-- Data for this exercise --
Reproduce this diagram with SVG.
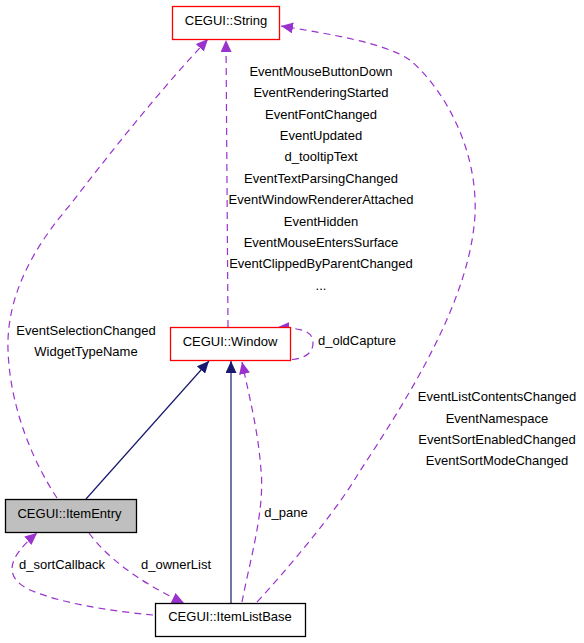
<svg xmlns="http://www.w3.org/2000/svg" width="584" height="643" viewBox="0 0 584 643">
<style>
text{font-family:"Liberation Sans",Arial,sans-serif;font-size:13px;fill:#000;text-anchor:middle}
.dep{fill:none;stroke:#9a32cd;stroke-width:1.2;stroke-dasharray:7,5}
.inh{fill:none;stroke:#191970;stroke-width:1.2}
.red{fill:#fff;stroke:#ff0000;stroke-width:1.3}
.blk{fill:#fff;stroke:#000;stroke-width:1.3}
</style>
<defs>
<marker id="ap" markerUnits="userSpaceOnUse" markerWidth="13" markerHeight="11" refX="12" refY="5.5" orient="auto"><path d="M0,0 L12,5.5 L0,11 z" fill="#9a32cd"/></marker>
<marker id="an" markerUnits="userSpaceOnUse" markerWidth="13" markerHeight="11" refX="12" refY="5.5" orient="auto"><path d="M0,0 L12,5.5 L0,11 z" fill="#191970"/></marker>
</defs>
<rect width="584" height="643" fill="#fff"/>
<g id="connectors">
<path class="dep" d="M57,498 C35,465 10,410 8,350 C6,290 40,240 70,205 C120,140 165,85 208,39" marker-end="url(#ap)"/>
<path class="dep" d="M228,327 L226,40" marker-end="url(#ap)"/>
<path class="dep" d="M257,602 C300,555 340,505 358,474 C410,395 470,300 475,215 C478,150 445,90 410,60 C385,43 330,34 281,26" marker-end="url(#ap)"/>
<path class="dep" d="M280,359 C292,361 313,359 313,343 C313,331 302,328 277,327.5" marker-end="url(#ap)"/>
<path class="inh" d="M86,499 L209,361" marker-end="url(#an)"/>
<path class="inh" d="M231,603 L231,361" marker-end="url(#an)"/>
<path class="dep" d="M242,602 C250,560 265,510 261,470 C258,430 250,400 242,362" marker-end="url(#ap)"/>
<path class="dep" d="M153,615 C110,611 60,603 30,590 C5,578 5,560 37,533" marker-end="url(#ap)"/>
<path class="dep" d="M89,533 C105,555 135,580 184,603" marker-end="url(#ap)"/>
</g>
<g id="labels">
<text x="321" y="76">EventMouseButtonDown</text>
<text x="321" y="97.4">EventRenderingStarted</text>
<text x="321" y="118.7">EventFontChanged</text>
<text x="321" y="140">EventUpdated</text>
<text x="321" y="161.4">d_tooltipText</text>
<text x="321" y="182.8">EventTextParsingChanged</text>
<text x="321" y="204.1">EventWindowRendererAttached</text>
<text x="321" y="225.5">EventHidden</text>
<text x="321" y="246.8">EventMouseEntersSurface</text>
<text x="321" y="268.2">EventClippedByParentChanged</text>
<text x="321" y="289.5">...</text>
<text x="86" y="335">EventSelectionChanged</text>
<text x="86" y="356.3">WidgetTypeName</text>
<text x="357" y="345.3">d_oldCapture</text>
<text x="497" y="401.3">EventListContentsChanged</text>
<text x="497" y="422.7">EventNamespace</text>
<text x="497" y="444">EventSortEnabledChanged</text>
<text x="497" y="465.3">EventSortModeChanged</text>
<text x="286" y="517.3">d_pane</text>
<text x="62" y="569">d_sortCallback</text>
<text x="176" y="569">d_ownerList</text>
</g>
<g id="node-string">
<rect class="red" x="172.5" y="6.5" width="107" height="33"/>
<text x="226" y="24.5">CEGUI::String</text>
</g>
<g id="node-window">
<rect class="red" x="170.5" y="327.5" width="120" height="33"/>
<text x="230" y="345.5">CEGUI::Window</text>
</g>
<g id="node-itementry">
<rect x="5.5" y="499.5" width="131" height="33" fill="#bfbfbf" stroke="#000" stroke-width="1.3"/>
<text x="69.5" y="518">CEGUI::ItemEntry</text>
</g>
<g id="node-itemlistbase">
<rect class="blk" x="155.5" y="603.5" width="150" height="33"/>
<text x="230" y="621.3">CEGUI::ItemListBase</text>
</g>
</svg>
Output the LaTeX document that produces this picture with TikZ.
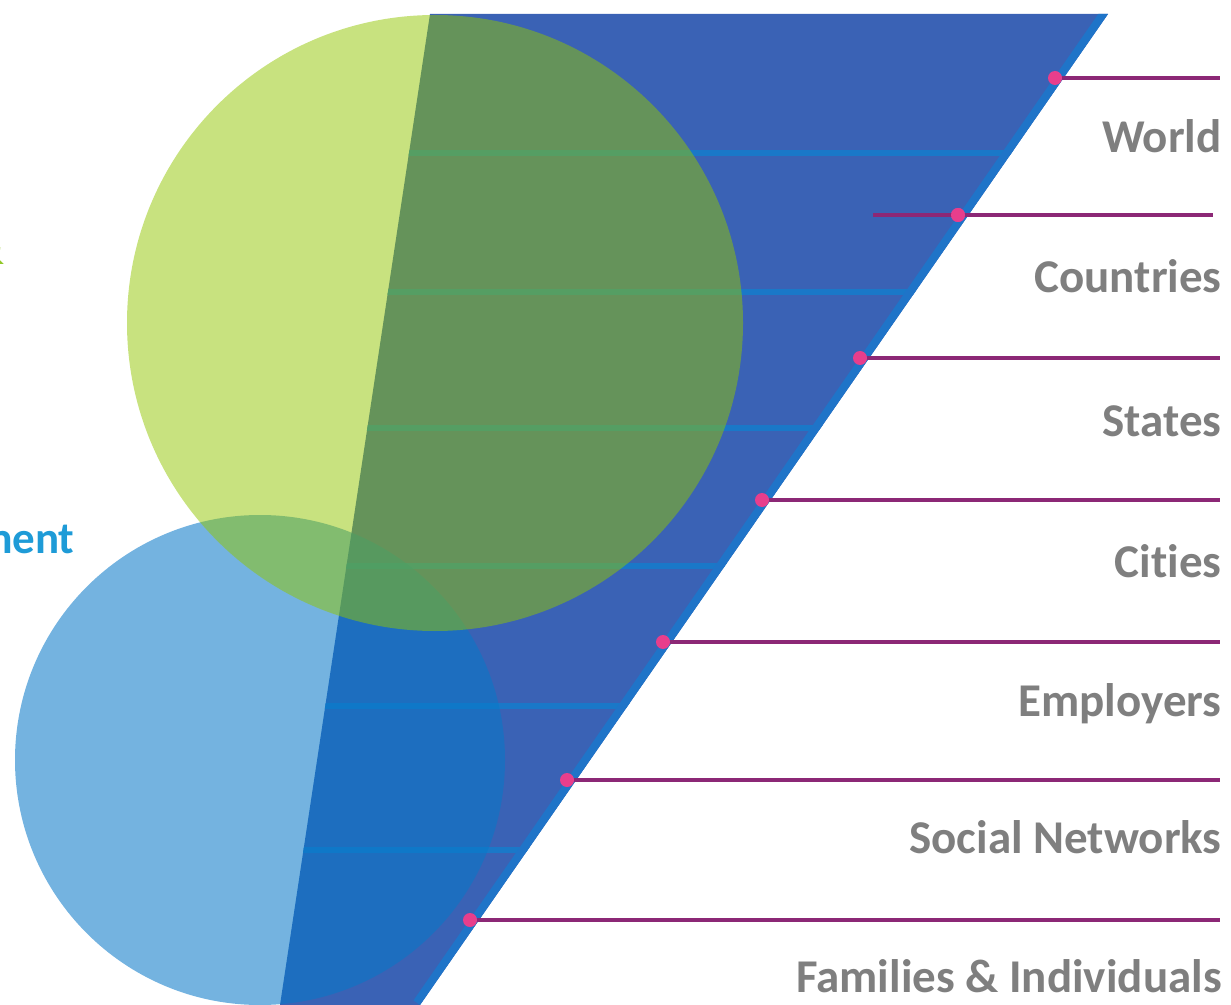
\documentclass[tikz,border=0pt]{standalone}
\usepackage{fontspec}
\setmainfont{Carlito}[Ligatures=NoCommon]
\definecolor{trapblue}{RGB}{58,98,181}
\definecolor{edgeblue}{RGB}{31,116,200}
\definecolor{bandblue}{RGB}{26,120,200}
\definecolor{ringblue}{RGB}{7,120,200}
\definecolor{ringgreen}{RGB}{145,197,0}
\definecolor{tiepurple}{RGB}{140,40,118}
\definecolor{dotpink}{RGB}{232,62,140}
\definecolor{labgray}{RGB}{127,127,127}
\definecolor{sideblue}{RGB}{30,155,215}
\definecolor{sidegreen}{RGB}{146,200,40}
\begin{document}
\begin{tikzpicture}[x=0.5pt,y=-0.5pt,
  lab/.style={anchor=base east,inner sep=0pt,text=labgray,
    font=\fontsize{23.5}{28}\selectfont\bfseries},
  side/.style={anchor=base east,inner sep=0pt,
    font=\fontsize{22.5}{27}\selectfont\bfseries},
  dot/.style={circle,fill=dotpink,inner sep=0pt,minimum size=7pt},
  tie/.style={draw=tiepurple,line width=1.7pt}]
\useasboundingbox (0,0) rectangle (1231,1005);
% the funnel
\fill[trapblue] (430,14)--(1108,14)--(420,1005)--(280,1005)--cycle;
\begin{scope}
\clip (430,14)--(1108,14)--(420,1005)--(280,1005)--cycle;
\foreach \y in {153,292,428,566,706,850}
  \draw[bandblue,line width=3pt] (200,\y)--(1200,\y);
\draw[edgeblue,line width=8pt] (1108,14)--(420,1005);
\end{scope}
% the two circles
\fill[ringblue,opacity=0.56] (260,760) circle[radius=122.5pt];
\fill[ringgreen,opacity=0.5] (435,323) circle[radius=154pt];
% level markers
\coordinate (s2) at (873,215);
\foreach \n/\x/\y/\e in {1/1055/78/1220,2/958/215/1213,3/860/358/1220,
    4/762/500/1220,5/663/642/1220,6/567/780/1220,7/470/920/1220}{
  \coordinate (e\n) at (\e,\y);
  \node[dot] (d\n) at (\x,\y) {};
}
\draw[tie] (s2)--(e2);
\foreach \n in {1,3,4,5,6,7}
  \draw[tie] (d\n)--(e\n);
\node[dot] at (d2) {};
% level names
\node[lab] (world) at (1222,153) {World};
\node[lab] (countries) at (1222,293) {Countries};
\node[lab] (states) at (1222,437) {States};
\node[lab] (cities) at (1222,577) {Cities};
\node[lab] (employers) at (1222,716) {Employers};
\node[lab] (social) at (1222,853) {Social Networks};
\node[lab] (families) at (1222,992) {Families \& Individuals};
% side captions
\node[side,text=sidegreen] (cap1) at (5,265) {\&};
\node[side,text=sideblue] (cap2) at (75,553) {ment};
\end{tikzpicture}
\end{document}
...
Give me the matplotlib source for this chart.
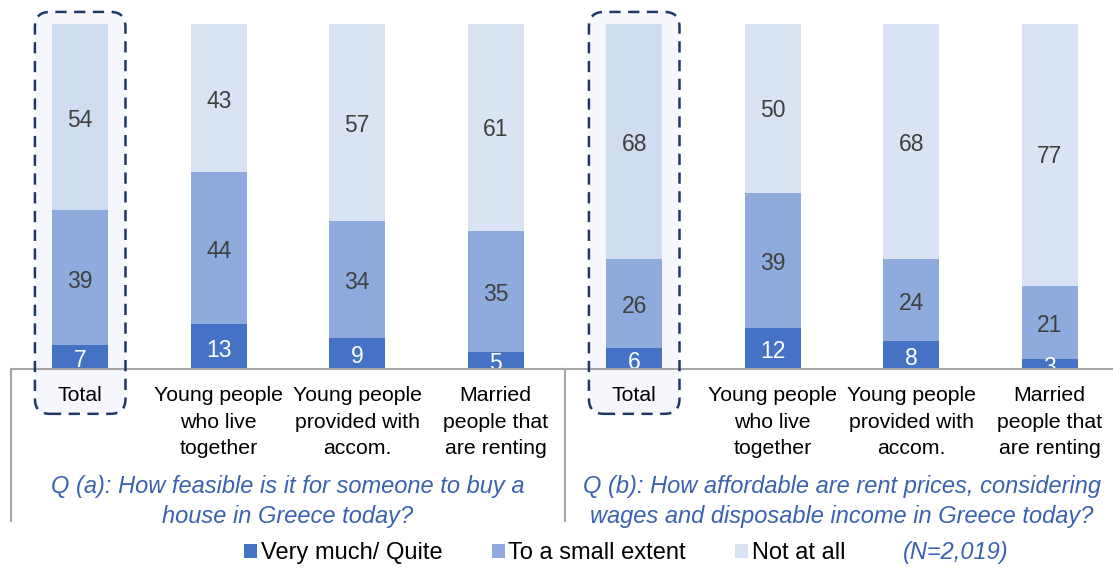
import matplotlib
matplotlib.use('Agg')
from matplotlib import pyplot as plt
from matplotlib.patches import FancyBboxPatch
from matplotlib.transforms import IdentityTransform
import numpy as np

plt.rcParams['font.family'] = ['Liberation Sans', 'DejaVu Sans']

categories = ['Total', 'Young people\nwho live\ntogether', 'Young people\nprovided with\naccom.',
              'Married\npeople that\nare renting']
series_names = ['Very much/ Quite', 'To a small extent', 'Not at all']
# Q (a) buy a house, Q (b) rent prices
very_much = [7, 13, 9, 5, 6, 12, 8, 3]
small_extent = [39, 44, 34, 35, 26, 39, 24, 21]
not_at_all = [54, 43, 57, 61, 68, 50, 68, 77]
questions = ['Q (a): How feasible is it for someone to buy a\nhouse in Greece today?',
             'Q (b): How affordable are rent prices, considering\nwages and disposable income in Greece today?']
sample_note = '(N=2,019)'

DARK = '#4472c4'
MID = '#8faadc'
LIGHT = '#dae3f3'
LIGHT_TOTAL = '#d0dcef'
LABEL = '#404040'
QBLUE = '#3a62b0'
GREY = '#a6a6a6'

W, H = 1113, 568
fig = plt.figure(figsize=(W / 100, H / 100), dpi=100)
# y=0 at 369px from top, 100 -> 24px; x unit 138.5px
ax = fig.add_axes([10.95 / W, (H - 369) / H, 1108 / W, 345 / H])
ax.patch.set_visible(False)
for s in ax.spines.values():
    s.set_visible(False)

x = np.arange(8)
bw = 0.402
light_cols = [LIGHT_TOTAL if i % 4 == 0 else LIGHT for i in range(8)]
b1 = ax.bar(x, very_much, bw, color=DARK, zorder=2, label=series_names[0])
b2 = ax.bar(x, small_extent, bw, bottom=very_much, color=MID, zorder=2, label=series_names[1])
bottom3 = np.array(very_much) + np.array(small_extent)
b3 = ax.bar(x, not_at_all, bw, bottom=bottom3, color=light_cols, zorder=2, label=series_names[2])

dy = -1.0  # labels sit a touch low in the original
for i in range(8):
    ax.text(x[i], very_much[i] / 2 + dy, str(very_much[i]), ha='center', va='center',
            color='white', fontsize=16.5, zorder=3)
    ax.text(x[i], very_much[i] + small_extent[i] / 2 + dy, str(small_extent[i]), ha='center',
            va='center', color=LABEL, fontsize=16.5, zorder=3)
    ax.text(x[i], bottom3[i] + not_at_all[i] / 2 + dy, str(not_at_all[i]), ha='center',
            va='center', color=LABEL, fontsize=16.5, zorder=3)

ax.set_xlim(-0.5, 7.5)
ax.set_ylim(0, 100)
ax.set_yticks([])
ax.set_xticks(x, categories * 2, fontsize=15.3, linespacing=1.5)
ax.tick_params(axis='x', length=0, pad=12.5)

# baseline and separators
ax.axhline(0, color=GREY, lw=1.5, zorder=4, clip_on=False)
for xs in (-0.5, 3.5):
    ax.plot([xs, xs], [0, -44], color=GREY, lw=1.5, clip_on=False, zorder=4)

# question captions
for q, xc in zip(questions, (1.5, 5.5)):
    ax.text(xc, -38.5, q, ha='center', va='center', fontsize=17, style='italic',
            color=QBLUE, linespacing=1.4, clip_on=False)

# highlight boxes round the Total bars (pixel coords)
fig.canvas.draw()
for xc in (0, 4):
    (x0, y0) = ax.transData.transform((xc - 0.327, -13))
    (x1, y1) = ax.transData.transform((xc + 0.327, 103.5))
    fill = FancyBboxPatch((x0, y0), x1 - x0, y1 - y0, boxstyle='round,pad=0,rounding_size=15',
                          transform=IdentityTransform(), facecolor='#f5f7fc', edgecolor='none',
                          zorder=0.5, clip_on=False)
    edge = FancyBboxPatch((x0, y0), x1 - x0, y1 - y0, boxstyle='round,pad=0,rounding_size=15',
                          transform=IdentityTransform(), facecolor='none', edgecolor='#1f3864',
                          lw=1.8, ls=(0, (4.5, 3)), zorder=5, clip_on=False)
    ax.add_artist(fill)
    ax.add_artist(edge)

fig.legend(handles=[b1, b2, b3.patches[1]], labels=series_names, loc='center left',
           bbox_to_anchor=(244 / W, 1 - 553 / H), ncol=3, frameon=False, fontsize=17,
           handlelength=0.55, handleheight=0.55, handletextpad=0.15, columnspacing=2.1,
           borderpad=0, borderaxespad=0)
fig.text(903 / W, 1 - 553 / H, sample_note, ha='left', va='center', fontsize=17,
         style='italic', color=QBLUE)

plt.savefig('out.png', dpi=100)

-- What the task requires --
Extract from the material above the stretch running from the line containing "Give me the matplotlib source for this chart." through the line containing "plt.rcParams['font.family'] = ['Liberation". Keep the text exact and the pictures out.

-- Finished answer --
Give me the matplotlib source for this chart.
import matplotlib
matplotlib.use('Agg')
from matplotlib import pyplot as plt
from matplotlib.patches import FancyBboxPatch
from matplotlib.transforms import IdentityTransform
import numpy as np

plt.rcParams['font.family'] = ['Liberation Sans', 'DejaVu Sans']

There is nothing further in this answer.